| Entries taken from a collection |
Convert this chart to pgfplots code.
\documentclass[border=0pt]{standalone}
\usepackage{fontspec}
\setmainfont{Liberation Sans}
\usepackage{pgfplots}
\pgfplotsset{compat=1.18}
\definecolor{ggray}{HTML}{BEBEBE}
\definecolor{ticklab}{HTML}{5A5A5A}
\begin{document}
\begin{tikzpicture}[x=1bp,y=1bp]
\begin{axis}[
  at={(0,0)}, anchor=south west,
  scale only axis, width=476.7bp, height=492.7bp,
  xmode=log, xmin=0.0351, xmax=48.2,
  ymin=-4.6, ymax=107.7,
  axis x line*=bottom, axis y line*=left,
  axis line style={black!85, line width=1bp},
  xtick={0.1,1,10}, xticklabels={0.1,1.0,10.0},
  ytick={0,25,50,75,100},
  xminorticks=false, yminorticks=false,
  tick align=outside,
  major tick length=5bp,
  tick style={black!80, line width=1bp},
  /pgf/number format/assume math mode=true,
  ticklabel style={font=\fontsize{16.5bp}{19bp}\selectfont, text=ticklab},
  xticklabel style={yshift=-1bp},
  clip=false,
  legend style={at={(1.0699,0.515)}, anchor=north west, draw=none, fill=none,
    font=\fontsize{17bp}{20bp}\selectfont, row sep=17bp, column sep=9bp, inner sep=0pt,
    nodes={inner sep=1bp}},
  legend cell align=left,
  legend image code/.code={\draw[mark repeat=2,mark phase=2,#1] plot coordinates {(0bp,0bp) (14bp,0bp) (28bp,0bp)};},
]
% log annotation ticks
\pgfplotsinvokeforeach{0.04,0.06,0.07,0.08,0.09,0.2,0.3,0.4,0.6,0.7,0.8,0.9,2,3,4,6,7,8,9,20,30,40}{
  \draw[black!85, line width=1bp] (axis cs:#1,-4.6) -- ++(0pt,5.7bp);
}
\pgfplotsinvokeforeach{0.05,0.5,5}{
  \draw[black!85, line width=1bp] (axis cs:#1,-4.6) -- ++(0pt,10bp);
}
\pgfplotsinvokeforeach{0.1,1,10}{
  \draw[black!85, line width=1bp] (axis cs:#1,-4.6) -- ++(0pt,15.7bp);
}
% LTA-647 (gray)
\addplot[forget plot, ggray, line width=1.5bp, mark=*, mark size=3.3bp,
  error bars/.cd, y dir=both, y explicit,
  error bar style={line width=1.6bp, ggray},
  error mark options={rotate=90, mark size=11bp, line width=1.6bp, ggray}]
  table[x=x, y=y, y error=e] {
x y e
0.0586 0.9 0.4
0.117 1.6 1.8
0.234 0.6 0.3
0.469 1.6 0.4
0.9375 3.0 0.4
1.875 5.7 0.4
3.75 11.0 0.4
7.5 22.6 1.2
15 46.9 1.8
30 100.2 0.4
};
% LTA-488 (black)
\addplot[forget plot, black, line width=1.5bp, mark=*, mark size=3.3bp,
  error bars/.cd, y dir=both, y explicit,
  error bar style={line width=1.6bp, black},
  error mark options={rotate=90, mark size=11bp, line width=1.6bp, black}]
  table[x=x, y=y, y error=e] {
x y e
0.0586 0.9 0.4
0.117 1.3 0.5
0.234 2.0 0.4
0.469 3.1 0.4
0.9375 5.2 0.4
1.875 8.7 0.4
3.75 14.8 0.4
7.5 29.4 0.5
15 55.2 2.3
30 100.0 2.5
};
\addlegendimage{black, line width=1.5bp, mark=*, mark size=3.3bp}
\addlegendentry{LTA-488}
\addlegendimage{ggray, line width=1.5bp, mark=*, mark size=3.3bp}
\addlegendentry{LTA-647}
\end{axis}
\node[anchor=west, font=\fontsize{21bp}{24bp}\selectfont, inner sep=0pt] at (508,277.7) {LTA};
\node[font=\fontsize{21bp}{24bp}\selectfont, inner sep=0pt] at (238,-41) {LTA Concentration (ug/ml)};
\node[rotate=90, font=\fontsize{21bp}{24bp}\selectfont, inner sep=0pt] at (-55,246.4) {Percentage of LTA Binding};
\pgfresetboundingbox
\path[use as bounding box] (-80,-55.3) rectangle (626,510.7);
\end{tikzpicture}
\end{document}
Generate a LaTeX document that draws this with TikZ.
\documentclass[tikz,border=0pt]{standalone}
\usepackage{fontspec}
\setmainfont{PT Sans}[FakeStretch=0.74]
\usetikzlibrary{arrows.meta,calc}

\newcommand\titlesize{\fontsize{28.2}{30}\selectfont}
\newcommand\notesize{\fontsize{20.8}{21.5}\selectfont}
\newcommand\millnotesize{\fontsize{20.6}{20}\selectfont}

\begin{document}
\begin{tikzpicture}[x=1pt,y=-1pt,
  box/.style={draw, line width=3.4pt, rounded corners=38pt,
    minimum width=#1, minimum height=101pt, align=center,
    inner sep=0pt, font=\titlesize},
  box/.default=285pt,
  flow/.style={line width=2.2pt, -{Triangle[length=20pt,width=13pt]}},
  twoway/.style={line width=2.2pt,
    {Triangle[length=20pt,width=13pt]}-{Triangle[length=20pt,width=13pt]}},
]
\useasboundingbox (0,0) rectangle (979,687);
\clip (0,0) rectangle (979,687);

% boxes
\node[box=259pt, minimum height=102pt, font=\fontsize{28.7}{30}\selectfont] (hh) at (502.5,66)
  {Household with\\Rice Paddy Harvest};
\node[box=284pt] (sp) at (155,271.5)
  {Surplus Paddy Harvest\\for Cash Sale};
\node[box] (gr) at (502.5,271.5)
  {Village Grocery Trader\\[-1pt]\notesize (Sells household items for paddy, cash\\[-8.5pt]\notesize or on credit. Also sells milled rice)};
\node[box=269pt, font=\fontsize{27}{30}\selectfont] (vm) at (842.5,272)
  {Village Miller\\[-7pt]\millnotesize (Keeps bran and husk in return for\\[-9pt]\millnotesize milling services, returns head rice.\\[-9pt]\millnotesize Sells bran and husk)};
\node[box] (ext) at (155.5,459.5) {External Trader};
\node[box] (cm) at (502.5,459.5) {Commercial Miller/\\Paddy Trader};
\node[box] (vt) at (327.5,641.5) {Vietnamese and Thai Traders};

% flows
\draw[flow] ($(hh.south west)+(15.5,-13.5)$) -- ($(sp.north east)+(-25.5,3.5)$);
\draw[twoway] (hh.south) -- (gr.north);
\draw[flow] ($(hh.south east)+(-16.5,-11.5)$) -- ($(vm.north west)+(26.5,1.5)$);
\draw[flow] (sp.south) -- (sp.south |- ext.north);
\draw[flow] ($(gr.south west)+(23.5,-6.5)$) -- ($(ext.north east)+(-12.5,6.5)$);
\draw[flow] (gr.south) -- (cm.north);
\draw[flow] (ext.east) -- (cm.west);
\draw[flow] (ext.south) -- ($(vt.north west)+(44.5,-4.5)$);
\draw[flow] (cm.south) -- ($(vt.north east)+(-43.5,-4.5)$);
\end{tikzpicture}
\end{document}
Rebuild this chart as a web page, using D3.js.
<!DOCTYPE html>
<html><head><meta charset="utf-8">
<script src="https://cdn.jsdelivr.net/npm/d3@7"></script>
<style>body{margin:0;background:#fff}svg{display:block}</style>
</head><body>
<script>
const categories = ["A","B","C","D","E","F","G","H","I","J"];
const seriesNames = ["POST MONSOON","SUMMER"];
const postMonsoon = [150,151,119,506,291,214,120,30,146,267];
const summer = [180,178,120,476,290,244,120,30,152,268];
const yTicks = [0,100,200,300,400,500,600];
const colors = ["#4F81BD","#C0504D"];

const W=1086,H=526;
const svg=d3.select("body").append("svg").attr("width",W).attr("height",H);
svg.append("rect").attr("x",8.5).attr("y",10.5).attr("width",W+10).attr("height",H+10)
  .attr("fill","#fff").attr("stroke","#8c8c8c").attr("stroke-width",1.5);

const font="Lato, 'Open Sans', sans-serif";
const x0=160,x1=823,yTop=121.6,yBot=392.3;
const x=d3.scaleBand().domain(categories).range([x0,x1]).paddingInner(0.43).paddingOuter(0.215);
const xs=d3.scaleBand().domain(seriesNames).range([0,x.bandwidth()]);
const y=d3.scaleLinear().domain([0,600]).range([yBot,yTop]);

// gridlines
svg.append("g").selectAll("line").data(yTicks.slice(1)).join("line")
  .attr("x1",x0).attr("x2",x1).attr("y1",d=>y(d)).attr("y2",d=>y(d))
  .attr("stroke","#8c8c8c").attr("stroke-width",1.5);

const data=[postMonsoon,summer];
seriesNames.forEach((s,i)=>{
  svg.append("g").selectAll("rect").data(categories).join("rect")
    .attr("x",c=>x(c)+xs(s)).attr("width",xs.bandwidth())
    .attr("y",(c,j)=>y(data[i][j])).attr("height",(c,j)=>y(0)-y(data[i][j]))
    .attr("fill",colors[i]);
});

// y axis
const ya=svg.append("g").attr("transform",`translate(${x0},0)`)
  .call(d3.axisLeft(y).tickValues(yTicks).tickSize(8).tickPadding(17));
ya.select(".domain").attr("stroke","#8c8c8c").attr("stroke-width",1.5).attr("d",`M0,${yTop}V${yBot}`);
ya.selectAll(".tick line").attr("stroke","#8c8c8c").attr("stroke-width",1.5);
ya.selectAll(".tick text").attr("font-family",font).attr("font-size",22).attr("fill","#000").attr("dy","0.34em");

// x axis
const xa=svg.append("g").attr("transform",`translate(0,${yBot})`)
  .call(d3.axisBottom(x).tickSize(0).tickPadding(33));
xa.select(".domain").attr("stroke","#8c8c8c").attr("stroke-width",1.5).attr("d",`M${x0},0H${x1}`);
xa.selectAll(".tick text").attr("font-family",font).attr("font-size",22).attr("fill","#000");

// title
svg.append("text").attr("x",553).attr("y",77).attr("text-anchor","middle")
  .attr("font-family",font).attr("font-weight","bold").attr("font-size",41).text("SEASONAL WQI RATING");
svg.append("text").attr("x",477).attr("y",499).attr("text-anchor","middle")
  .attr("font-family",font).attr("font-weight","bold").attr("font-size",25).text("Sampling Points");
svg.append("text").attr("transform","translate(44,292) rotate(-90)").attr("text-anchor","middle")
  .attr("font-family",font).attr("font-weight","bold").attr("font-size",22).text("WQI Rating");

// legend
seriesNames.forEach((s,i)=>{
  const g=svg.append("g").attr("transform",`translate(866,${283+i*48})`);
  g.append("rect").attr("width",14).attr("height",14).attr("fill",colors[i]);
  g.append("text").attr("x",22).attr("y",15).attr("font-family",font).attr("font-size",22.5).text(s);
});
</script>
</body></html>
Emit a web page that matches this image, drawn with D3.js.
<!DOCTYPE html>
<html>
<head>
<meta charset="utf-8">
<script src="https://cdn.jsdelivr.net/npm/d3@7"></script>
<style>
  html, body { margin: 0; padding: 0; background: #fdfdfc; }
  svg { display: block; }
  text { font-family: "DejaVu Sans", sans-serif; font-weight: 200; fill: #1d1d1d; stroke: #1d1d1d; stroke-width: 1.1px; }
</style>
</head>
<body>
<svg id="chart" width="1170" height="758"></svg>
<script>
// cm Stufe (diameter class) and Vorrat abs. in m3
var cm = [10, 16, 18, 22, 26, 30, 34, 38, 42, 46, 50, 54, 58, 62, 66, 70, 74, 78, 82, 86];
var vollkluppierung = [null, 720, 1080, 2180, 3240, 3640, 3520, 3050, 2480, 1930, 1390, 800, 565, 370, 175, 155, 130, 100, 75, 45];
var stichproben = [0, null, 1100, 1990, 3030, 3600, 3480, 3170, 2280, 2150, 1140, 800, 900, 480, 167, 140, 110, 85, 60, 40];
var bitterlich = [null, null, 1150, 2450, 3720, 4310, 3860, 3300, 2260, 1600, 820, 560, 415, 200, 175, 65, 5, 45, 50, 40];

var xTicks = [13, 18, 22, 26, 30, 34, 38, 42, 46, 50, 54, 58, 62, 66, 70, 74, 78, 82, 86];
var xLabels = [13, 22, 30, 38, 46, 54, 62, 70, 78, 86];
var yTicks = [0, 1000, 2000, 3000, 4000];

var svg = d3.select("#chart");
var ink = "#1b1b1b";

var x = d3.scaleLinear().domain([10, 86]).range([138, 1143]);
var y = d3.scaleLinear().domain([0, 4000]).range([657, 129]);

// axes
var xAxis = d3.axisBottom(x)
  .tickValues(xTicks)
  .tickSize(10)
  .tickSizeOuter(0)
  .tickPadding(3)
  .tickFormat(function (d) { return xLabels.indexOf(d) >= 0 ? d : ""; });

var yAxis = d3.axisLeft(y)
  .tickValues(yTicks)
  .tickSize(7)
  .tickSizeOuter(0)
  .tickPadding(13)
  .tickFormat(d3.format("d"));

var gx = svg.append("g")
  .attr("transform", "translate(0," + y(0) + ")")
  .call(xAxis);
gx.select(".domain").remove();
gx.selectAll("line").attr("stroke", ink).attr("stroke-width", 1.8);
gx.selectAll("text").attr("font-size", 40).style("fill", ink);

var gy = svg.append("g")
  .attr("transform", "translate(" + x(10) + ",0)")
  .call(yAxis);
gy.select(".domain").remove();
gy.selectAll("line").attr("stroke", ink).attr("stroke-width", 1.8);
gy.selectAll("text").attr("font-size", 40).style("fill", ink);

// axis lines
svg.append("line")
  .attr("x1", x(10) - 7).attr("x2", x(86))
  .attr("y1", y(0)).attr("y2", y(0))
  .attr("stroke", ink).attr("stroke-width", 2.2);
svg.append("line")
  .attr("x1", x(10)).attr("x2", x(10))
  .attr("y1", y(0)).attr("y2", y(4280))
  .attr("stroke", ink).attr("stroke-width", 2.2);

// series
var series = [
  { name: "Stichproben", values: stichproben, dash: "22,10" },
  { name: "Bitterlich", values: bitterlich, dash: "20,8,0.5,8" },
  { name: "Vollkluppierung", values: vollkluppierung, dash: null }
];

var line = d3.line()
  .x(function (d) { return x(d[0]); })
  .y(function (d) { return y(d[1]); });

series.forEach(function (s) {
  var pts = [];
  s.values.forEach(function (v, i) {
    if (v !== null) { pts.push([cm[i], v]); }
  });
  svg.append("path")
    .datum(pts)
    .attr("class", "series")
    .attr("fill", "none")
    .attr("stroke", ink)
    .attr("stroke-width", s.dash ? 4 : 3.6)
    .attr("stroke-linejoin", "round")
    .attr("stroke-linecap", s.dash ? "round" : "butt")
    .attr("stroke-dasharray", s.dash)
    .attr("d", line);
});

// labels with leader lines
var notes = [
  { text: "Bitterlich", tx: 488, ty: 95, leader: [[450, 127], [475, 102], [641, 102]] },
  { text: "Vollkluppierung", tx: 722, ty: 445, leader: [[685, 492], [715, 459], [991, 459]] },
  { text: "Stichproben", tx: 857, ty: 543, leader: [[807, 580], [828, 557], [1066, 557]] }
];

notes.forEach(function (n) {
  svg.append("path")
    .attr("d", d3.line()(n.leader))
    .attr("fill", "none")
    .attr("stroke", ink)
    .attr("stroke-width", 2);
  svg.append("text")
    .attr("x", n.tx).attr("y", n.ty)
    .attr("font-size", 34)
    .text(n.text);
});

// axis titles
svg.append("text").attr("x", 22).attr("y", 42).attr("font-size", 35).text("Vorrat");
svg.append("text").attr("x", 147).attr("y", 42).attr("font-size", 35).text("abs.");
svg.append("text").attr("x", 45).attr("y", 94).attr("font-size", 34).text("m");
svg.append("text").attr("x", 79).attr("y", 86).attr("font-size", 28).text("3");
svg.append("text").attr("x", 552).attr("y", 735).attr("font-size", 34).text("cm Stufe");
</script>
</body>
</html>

| Requirements |
Establish how many lines of the material above hold the word "chart". Nothing but the count should be returned.

| The solution |
4